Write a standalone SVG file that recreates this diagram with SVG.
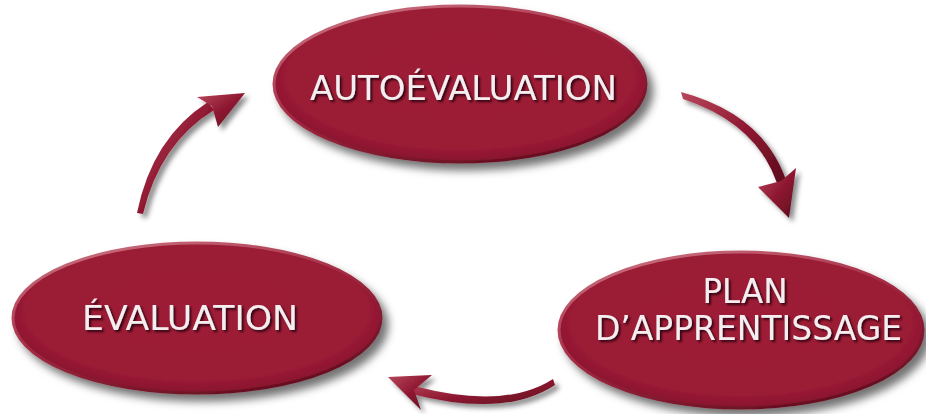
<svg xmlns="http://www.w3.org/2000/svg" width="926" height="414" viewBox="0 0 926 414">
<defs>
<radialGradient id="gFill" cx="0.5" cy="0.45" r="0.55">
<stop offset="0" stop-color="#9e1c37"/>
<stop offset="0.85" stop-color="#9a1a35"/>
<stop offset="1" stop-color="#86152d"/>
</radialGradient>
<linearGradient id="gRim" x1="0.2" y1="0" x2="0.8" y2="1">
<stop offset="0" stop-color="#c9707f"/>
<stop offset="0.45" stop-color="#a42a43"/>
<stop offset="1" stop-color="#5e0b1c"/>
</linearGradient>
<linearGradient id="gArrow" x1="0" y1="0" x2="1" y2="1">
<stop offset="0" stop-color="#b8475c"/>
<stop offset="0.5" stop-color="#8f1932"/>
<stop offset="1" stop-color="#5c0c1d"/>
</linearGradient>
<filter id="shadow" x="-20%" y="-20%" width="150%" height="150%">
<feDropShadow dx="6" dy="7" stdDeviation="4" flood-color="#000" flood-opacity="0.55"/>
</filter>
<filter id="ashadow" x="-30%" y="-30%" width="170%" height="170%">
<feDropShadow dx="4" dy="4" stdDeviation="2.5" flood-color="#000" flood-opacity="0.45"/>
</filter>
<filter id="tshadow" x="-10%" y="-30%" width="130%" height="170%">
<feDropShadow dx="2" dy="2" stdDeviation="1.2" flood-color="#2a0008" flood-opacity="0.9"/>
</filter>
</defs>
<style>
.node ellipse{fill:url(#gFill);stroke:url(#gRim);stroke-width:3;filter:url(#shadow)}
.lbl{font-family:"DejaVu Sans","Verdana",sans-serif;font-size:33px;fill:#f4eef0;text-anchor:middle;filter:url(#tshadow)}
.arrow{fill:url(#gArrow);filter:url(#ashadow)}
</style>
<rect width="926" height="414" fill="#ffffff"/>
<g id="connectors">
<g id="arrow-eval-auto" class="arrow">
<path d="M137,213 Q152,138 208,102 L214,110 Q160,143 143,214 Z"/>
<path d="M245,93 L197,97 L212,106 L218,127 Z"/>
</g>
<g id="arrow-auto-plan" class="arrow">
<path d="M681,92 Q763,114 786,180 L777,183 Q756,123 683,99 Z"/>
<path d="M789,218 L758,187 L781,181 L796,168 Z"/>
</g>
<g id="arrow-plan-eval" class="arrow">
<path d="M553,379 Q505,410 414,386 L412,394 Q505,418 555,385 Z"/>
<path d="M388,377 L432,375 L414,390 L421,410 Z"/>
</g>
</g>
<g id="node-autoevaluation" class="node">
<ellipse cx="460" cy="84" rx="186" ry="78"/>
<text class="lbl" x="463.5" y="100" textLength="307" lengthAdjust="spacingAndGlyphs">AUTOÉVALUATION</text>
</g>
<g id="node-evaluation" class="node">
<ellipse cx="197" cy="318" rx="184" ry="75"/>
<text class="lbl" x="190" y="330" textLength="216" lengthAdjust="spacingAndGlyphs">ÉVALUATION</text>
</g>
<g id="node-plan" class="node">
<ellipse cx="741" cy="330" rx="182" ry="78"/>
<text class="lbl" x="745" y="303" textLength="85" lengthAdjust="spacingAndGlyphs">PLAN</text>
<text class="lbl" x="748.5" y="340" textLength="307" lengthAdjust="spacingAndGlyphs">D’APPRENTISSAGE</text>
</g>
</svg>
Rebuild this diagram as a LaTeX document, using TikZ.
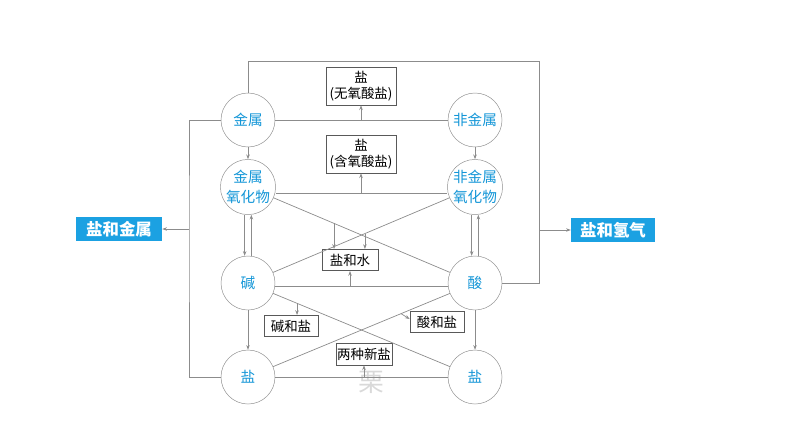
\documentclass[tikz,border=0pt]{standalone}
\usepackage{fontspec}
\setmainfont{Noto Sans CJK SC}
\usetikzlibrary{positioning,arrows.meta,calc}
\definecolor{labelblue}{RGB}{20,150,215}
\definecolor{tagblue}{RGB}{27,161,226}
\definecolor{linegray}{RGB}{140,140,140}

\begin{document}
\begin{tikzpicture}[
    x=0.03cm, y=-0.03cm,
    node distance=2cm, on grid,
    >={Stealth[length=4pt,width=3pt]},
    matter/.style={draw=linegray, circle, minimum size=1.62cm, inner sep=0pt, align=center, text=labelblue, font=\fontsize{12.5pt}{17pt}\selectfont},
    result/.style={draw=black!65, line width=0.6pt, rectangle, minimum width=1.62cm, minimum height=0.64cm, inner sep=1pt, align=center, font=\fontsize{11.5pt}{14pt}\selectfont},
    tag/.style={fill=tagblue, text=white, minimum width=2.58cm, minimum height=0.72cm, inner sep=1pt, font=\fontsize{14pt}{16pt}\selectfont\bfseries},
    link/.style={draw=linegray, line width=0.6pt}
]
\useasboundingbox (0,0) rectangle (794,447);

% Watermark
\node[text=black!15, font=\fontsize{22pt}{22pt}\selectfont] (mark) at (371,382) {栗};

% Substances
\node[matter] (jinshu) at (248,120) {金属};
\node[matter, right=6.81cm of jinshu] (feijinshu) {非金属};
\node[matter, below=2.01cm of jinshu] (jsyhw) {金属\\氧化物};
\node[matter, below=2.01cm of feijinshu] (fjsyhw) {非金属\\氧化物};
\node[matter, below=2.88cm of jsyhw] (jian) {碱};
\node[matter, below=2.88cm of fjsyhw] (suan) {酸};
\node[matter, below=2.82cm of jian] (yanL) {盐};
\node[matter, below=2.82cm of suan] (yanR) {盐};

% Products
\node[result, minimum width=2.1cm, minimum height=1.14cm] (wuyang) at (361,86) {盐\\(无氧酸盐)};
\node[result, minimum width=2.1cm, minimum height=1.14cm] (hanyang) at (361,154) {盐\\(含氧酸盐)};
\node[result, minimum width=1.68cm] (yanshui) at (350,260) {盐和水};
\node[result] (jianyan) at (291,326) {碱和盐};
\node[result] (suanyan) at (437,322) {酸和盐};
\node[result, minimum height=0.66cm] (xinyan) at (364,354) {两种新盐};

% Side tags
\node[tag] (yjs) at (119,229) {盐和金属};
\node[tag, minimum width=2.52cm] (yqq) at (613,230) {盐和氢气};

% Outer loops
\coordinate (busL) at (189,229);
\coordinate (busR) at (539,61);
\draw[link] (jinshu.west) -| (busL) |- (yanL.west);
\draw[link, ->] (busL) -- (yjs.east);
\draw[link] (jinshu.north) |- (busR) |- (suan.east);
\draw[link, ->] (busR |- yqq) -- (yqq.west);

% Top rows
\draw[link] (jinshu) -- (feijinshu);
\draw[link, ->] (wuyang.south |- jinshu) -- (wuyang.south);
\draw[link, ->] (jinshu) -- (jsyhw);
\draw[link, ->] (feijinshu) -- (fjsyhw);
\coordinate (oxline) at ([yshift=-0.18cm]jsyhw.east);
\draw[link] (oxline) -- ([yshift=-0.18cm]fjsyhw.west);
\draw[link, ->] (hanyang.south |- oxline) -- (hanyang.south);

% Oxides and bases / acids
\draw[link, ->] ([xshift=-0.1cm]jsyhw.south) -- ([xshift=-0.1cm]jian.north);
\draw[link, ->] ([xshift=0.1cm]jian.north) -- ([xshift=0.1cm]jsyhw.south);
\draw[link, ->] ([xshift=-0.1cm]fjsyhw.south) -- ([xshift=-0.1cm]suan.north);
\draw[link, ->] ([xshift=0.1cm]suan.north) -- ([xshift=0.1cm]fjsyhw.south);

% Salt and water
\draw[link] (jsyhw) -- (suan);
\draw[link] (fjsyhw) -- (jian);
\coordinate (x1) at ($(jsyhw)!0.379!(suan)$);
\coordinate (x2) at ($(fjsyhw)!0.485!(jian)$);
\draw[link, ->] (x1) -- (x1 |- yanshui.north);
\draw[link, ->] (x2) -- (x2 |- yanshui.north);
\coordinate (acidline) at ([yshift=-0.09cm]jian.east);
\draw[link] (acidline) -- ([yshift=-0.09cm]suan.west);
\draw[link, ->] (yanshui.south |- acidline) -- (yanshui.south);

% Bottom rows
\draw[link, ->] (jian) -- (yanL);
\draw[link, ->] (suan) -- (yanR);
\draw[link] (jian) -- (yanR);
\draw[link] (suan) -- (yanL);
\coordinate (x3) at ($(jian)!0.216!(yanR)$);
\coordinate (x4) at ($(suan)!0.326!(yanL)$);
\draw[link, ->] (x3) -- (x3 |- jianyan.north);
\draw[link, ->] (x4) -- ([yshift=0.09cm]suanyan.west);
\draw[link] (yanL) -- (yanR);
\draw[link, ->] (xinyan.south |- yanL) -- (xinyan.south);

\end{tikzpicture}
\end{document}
━━━━━━━━━━━━━━━━━━━━━━━━━━━━━━
Locate the lines above that contain "this" and copy them.

Write a standalone SVG file that recreates this diagram with SVG.
Rebuild this diagram as a LaTeX document, using TikZ.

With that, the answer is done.